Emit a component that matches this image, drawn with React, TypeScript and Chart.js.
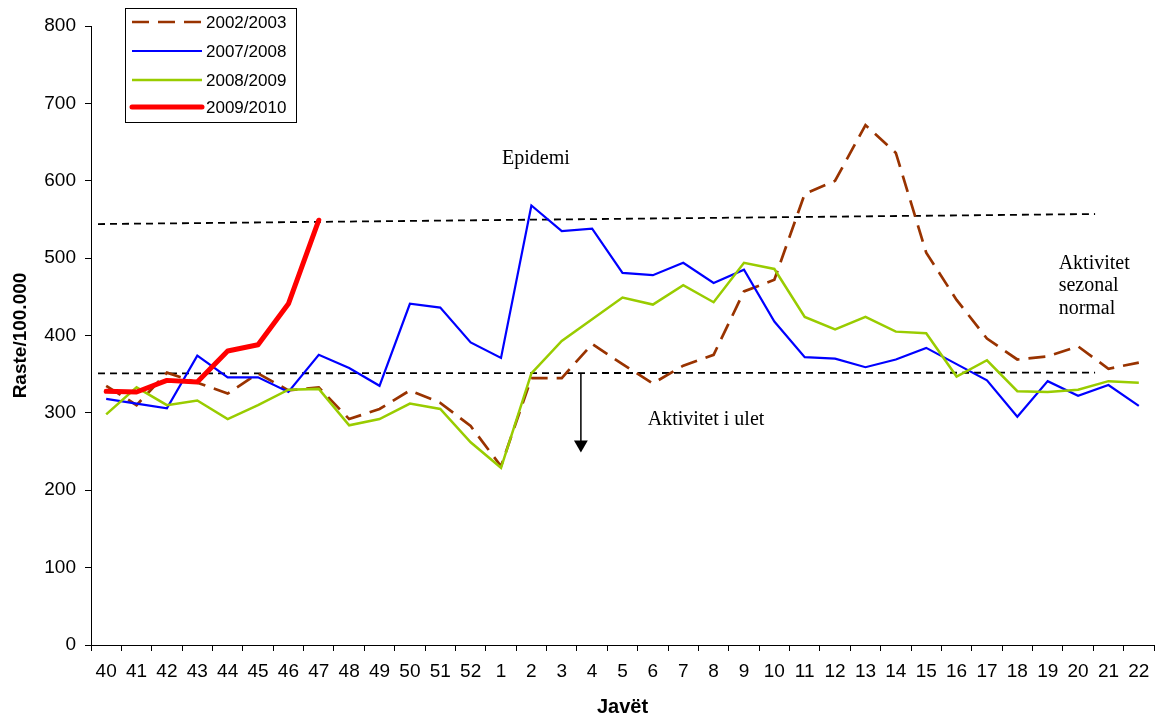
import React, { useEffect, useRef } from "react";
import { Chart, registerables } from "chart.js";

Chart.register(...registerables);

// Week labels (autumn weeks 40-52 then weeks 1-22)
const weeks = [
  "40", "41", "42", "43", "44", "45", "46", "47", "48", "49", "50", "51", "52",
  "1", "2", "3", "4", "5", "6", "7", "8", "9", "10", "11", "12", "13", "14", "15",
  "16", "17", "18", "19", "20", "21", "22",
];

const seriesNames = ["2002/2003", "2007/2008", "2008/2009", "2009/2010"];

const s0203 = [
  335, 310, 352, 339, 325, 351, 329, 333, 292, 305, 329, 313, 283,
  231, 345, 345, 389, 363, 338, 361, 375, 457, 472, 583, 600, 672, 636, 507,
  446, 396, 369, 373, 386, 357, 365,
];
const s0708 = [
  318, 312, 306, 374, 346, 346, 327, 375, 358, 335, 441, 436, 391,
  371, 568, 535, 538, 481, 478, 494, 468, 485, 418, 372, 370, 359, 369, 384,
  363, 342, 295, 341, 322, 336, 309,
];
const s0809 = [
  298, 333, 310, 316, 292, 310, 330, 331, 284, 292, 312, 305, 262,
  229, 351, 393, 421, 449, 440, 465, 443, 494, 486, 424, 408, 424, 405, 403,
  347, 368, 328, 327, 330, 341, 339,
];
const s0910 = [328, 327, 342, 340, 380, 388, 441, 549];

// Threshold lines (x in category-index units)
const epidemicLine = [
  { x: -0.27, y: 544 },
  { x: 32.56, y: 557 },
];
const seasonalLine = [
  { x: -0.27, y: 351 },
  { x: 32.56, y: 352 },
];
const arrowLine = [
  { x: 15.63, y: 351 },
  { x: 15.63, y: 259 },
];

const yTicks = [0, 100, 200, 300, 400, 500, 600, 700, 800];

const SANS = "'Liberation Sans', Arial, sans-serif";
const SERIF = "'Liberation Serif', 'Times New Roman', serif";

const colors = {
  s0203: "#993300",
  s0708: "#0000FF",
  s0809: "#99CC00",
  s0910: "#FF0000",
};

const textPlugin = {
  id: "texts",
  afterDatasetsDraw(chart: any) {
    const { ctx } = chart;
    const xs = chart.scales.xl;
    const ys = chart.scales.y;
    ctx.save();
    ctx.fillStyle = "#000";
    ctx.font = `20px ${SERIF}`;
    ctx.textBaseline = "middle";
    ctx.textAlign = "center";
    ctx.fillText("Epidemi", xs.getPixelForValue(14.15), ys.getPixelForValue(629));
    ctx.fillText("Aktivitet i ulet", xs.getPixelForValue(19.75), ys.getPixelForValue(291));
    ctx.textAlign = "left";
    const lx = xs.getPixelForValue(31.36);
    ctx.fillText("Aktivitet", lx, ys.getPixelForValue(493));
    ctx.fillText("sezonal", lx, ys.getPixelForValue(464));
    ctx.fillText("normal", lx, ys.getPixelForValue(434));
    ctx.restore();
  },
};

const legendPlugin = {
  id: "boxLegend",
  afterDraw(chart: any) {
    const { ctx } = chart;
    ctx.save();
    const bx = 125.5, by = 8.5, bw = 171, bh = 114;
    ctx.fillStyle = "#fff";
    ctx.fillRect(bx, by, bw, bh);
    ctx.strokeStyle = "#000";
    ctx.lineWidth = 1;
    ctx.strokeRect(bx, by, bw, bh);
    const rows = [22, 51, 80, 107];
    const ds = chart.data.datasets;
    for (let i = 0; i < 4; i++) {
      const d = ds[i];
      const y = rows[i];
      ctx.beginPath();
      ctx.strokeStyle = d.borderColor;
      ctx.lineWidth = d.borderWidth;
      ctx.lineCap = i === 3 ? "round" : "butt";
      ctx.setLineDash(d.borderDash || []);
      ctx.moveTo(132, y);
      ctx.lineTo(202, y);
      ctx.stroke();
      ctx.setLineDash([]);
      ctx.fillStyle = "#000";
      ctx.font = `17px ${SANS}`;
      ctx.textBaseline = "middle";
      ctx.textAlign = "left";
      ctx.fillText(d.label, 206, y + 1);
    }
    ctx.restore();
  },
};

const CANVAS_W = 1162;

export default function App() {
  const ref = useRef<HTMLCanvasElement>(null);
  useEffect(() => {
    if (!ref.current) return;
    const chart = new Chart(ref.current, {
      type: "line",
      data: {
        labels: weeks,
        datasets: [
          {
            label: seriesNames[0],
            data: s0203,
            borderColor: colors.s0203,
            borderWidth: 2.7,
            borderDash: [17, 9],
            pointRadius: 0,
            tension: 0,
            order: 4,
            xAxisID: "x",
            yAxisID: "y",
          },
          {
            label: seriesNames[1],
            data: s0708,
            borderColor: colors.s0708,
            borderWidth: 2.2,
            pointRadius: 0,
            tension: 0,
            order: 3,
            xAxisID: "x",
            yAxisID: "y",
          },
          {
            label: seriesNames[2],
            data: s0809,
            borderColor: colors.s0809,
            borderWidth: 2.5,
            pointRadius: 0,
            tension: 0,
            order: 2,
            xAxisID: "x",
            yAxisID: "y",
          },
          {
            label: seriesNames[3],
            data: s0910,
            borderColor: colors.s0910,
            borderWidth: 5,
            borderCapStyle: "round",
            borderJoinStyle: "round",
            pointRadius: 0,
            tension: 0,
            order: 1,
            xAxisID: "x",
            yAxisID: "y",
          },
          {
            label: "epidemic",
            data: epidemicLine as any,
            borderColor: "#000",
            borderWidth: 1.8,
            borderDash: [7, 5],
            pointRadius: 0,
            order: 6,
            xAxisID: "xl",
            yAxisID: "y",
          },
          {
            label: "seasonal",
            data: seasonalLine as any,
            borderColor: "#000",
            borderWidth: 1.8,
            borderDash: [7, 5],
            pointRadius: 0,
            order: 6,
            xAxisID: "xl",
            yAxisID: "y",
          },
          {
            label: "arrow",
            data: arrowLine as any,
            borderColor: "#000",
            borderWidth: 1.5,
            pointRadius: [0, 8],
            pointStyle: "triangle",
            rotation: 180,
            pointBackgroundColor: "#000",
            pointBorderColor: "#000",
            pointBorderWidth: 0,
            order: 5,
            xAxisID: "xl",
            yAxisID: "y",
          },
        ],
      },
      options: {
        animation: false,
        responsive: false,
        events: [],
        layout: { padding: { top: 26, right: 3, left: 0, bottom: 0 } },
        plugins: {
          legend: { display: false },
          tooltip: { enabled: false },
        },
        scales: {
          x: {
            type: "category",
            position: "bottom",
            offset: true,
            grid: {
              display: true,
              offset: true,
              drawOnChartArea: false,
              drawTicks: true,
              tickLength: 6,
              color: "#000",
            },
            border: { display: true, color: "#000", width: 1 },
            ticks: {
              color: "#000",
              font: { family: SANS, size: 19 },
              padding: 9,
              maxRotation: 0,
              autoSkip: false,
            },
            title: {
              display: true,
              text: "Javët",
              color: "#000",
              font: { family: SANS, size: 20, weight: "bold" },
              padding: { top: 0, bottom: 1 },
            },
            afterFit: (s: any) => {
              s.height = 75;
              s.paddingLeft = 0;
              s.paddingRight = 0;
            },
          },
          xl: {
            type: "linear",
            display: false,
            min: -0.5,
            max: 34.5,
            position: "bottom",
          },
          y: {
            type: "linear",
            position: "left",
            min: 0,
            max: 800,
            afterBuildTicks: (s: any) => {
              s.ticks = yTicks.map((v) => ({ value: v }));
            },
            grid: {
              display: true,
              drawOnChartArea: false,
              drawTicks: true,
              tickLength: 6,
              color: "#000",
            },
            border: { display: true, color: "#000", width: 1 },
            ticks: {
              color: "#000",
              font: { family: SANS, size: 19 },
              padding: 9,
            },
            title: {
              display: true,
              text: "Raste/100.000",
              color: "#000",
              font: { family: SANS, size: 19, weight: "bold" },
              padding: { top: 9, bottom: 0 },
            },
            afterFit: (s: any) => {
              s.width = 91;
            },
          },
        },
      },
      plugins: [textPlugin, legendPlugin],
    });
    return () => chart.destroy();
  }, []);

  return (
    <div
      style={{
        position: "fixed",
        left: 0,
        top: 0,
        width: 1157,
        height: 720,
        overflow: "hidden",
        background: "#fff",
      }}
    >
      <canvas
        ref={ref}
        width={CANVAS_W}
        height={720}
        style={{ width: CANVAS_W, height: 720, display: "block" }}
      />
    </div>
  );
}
━━━━━━
§ WHAT IS ASKED: Without any pictures, reproduce the lines from the first one in the material through the line that has "Chart.register(...registerables);", exactly as they appear.

§ SOLUTION:
Emit a component that matches this image, drawn with React, TypeScript and Chart.js.
import React, { useEffect, useRef } from "react";
import { Chart, registerables } from "chart.js";

Chart.register(...registerables);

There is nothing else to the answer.